I wish I knew how it would feel to be free

The song “I Wish I Knew How It Would Feel To Be Free” was written by Billy Taylor in 1954 and became one of the most popular songs of the Civil Rights Movement in the 1950s and ’60s. Nina Simone covered the song on her 1967 album ‘Silk and Soul’ and is probably the best known version though this tune has been covered and recorded by over twenty major artists. The tune is also well known as the theme music for BBC1’s Film programe (something I used to wait up to listen to every week JUST to hear that song extract) and, I understand, also used over the opening and closing credits for the film Ghosts of Mississippi (which I have not seen). As a schoolboy, playing this piece was one of my favourite party tricks…

Here are the words:

I wish I knew how it would feel to be free
I wish I could break all the chains holding me
I wish I could say all the things that I should say
say ’em loud, say ’em clear
for the whole round world to hear.

I wish I could share all the love that’s in my heart
remove all the bars that keep us apart
I wish you could know what it means to be me
Then you’d see and agree
that every man should be free.

I wish I could give all I’m longing to give
I wish I could live like I’m longing to live
I wish that I could do all the things that I can do
though I’m way overdue I’d be starting anew.

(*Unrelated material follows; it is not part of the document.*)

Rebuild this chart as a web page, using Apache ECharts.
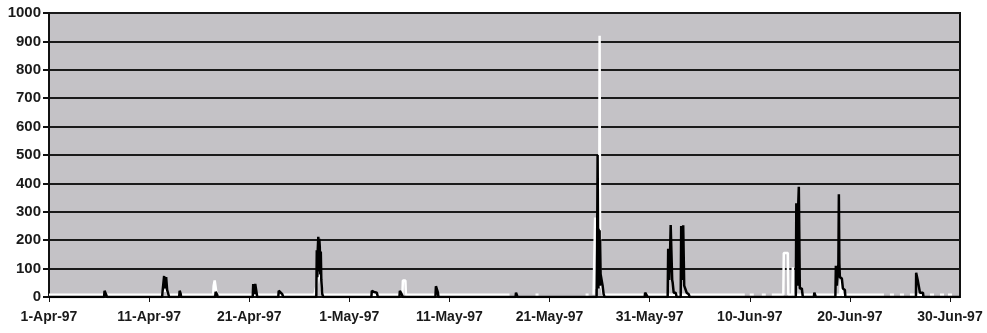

Well I wish I could be like a bird in the sky
how sweet it would be if I found I could fly
Oh I’d soar to the sun and look down at the sea
and I’d sing cos I’d know that
and I’d sing cos I’d know that
and I’d sing cos I’d know that
I’d know how it feels to be free
I’d know how it feels to be free
I’d know how it feels to be free

So, this is definitely a gospel-influenced song – and one of my party tricks as a schoolboy was to play this song for my non-Christian friends. If one did not know the words, one might be tempted to think that this WAS a gospel song!
There is a similar situation to the song,”We Shall Overcome.”
There is a huge amount of room for a typically lengthy post that we seem to do here at the theomusically blog that takes us back into the history of Negro spirituals (now better referred to as ‘African-American spirituals, in case you did not know!!) and their origins in the antebellum South. We can also discuss the theological ramifications that emerge through some of the twentieth-century theories that have emerged concerning the true spiritual significance of these spirituals. We could talk about the fact that black gospel music’s founding father lived hand in glove with secular music throughout his career, and so the fact that a secular song about freedom has strong gospel music stylings is absolutely inevitable, and what that says about the appropriation of spiritual elements for secular artistic purposes in general.
But this morning I have been seriously wondering why more Christians who say that they are ‘free’ live such limited and desultory lives. Some think that their lives are rich and positive, but they have learnt their Christian life practice from their brethren, who may themselves never have actually experienced true spiritual freedom, but because the way their limited Christian understanding has worked for them, and because in so many cases the external fabric of a Christian lifestyle is more positive than what they had before, they think that what they have is freedom…
And for many conservative, Bible-believing Christian, there is such a huge emphasis to avoid certain elements of Christian life practice that are associated with ‘charismatic’ Christianity (etc), the benchmark for spiritual freedom becomes a set of (often unwritten) rules by which one’s standing in the community will be maintained. So the benchmark for spiritual freedom is not the personhood of God working in human life (the natural) through the Holy Spirit – even if this is claimed. It is whatever man-made criteria they use what whatever church you find yourself at where that’s how things roll.
Praise God, not all churches are in this quagmire. But too many are. Too many.
After a week of observing some deeply saddening church politics at very close quarters, I am more convinced than ever that the pursuit of true holiness is more lonely than most Christians will ever understand. Our first priority for true freedom is not the approval of others – it is the approval of God, who does not work like human beings – something which we know, but then abuse. How can we pray to God while abusing the very grace that allows us to still be alive and breathing?!
This morning/afternoon, as I see what ‘freedom’ has cost some people, I am renewed in my conviction that the only freedom that matters is that which the Holy Spirit gives.

2 Corinthians 3:17

New International Version (NIV)
17 Now the Lord is the Spirit, and where the Spirit of the Lord is, there is freedom.
How badly do you want to be free today? And are you ready to give up everything for a freedom that no human being can ever take away? How do you think Paul was able to be denied his physical and legal freedom and still write ‘Rejoice in the Lord always, and again I say, rejoice?” (Philippians 4:4) If you have accepted Jesus, are you looking to Him as the Author and Finisher of your faith, or have you been distracted by trying to keep up with your friends in church?
And if you have so far rejected Christianity because of what you don’t admire in the Christians you have encountered so far in your life – what are you rejecting? The external flaws of persons whom for all you know may never have met Jesus for themselves? Or the only truth that can set a person free forever – which you would never know if you did not choose to investigate it for yourself?